* **DATA BLOCK**:
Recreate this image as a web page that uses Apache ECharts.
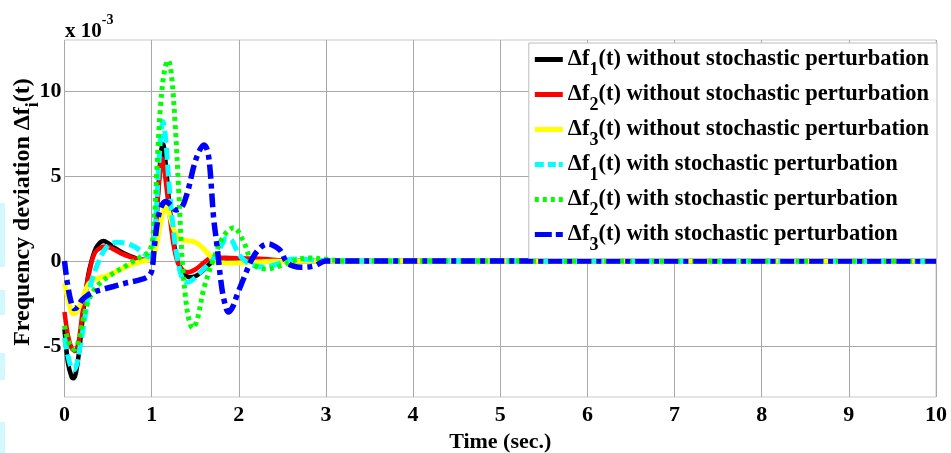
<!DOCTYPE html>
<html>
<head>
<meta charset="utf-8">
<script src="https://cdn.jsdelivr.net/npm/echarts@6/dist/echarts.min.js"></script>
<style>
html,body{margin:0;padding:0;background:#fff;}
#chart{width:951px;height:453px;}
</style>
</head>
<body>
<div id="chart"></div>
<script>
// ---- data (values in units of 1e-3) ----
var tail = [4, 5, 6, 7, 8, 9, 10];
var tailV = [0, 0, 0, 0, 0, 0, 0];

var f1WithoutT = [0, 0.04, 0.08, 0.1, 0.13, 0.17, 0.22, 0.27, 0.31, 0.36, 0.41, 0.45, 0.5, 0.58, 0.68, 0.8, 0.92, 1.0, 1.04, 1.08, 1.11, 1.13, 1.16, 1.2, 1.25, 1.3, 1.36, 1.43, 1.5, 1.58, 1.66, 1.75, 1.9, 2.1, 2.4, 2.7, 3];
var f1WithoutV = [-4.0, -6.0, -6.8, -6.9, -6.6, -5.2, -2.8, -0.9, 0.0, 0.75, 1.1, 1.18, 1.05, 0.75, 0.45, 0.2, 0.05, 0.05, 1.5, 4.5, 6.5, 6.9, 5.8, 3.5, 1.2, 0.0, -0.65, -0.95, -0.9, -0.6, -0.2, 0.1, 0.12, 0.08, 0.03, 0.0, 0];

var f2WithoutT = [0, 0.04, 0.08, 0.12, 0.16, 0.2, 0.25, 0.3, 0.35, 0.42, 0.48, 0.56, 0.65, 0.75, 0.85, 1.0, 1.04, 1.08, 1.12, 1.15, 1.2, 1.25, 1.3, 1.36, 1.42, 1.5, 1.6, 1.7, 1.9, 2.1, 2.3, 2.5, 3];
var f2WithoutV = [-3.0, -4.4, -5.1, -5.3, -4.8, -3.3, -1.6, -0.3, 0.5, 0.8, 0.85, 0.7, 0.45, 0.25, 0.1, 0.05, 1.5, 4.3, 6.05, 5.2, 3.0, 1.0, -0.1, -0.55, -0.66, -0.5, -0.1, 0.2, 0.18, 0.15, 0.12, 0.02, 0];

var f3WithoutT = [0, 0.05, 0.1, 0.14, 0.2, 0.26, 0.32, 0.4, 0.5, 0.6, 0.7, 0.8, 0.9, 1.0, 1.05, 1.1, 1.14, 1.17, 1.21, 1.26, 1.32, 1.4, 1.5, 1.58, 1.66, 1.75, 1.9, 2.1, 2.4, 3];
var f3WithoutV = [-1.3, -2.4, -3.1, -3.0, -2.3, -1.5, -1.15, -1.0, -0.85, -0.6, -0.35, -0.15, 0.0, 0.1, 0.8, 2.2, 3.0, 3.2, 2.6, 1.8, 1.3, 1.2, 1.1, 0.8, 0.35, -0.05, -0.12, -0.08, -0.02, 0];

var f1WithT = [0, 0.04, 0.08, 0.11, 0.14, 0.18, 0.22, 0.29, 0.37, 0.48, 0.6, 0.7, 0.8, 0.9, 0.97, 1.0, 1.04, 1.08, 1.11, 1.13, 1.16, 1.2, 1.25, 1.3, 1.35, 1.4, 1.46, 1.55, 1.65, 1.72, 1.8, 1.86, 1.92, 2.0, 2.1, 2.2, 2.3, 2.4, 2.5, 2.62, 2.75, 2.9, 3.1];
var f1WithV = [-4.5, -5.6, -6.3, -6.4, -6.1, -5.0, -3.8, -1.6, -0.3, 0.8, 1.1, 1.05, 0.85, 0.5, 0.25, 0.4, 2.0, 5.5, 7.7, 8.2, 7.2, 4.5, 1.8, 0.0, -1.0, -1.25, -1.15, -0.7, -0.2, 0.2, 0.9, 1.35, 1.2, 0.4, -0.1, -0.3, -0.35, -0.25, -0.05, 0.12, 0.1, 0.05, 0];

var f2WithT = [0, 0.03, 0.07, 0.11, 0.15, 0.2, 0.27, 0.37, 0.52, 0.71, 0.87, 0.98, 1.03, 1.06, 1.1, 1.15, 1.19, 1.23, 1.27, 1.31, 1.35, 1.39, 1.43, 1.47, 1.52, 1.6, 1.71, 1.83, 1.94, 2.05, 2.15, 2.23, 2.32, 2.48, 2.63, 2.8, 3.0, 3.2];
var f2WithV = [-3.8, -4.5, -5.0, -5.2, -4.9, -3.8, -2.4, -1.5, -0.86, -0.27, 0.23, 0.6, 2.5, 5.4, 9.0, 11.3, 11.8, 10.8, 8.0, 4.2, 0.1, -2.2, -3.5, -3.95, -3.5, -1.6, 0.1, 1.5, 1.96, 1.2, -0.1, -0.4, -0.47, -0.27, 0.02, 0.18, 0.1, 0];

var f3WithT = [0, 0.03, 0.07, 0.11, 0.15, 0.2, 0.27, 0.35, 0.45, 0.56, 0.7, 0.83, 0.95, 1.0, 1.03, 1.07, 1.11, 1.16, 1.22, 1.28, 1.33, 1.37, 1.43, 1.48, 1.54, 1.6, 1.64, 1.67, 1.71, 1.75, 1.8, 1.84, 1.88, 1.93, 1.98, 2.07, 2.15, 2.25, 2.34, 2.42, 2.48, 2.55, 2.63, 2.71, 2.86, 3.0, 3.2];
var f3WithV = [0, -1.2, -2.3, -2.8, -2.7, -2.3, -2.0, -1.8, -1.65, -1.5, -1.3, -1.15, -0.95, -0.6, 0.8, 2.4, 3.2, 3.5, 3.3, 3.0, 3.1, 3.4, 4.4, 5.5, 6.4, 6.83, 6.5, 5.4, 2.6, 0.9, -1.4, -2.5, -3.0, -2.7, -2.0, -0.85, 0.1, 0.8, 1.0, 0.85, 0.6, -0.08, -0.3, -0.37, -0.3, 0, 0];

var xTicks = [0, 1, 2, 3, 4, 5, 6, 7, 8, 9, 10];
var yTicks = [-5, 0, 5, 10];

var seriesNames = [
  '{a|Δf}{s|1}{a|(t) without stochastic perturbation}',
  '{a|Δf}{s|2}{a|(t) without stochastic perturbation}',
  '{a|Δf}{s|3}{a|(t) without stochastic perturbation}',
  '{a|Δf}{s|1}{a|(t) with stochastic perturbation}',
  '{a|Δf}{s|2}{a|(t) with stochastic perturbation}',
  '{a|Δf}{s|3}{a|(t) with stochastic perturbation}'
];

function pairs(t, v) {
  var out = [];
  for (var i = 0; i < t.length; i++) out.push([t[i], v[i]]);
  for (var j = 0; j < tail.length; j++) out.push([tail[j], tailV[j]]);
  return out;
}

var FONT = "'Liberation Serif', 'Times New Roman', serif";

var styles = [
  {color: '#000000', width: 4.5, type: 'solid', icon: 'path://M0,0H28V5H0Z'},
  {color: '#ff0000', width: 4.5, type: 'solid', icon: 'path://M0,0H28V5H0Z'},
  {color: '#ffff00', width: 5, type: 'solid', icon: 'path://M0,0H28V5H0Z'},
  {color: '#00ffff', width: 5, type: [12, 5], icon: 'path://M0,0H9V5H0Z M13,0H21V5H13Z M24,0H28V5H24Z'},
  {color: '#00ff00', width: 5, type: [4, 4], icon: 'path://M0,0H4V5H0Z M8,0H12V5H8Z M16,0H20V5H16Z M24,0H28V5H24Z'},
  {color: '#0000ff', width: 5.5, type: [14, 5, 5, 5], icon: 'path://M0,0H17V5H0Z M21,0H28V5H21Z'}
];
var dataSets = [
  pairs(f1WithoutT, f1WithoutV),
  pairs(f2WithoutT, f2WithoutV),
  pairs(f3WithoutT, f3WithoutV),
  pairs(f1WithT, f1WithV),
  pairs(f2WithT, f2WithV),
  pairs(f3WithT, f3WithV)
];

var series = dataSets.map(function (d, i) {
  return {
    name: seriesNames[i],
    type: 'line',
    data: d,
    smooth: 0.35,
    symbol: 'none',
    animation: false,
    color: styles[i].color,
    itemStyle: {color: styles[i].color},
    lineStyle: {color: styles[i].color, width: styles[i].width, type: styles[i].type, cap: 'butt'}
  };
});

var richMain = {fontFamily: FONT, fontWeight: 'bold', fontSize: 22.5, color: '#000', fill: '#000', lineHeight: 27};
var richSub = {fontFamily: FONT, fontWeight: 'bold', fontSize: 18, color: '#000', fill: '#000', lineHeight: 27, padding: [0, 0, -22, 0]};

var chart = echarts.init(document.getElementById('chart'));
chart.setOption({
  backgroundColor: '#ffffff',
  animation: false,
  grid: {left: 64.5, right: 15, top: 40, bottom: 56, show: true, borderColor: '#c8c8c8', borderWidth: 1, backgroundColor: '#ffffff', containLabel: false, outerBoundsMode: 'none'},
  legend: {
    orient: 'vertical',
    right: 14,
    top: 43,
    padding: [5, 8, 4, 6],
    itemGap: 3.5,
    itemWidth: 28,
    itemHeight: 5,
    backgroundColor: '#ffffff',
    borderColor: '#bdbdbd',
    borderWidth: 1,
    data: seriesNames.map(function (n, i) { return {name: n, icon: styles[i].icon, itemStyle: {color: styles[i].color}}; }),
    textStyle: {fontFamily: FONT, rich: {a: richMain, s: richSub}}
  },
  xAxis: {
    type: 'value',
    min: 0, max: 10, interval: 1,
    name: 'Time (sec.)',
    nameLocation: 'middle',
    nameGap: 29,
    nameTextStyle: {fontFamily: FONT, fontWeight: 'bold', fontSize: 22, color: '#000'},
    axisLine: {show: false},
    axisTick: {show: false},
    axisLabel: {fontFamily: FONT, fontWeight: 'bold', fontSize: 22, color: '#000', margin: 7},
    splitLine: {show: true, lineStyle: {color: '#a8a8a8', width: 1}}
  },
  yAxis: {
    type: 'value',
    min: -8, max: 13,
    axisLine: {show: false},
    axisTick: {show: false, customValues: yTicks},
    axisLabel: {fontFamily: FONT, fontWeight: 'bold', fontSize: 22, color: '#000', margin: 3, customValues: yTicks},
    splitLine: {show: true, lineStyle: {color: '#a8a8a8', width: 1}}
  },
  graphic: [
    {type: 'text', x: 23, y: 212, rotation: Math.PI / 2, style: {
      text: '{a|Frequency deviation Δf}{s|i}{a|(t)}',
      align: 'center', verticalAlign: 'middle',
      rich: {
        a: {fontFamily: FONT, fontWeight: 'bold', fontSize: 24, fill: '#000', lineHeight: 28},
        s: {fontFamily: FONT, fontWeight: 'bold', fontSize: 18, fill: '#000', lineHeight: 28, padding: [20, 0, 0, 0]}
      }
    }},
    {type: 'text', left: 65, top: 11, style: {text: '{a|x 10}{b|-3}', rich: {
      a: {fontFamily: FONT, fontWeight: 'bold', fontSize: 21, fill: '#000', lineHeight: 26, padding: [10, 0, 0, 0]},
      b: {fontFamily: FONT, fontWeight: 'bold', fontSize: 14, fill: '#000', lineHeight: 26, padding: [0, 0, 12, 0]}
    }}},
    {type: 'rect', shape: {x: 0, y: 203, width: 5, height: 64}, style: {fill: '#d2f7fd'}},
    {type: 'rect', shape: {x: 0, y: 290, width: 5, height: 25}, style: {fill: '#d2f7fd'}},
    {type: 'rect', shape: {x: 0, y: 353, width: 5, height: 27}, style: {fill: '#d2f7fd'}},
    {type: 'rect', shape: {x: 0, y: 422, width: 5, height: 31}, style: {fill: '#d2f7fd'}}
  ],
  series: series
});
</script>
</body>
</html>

* **EXERCISE AIM**: Only the lines from the top of the data through the line with "0.03, 0.0, 0];" should be quoted, exactly and with both ends kept; skip the pictures.

* **THE SOLUTION**:
Recreate this image as a web page that uses Apache ECharts.
<!DOCTYPE html>
<html>
<head>
<meta charset="utf-8">
<script src="https://cdn.jsdelivr.net/npm/echarts@6/dist/echarts.min.js"></script>
<style>
html,body{margin:0;padding:0;background:#fff;}
#chart{width:951px;height:453px;}
</style>
</head>
<body>
<div id="chart"></div>
<script>
// ---- data (values in units of 1e-3) ----
var tail = [4, 5, 6, 7, 8, 9, 10];
var tailV = [0, 0, 0, 0, 0, 0, 0];

var f1WithoutT = [0, 0.04, 0.08, 0.1, 0.13, 0.17, 0.22, 0.27, 0.31, 0.36, 0.41, 0.45, 0.5, 0.58, 0.68, 0.8, 0.92, 1.0, 1.04, 1.08, 1.11, 1.13, 1.16, 1.2, 1.25, 1.3, 1.36, 1.43, 1.5, 1.58, 1.66, 1.75, 1.9, 2.1, 2.4, 2.7, 3];
var f1WithoutV = [-4.0, -6.0, -6.8, -6.9, -6.6, -5.2, -2.8, -0.9, 0.0, 0.75, 1.1, 1.18, 1.05, 0.75, 0.45, 0.2, 0.05, 0.05, 1.5, 4.5, 6.5, 6.9, 5.8, 3.5, 1.2, 0.0, -0.65, -0.95, -0.9, -0.6, -0.2, 0.1, 0.12, 0.08, 0.03, 0.0, 0];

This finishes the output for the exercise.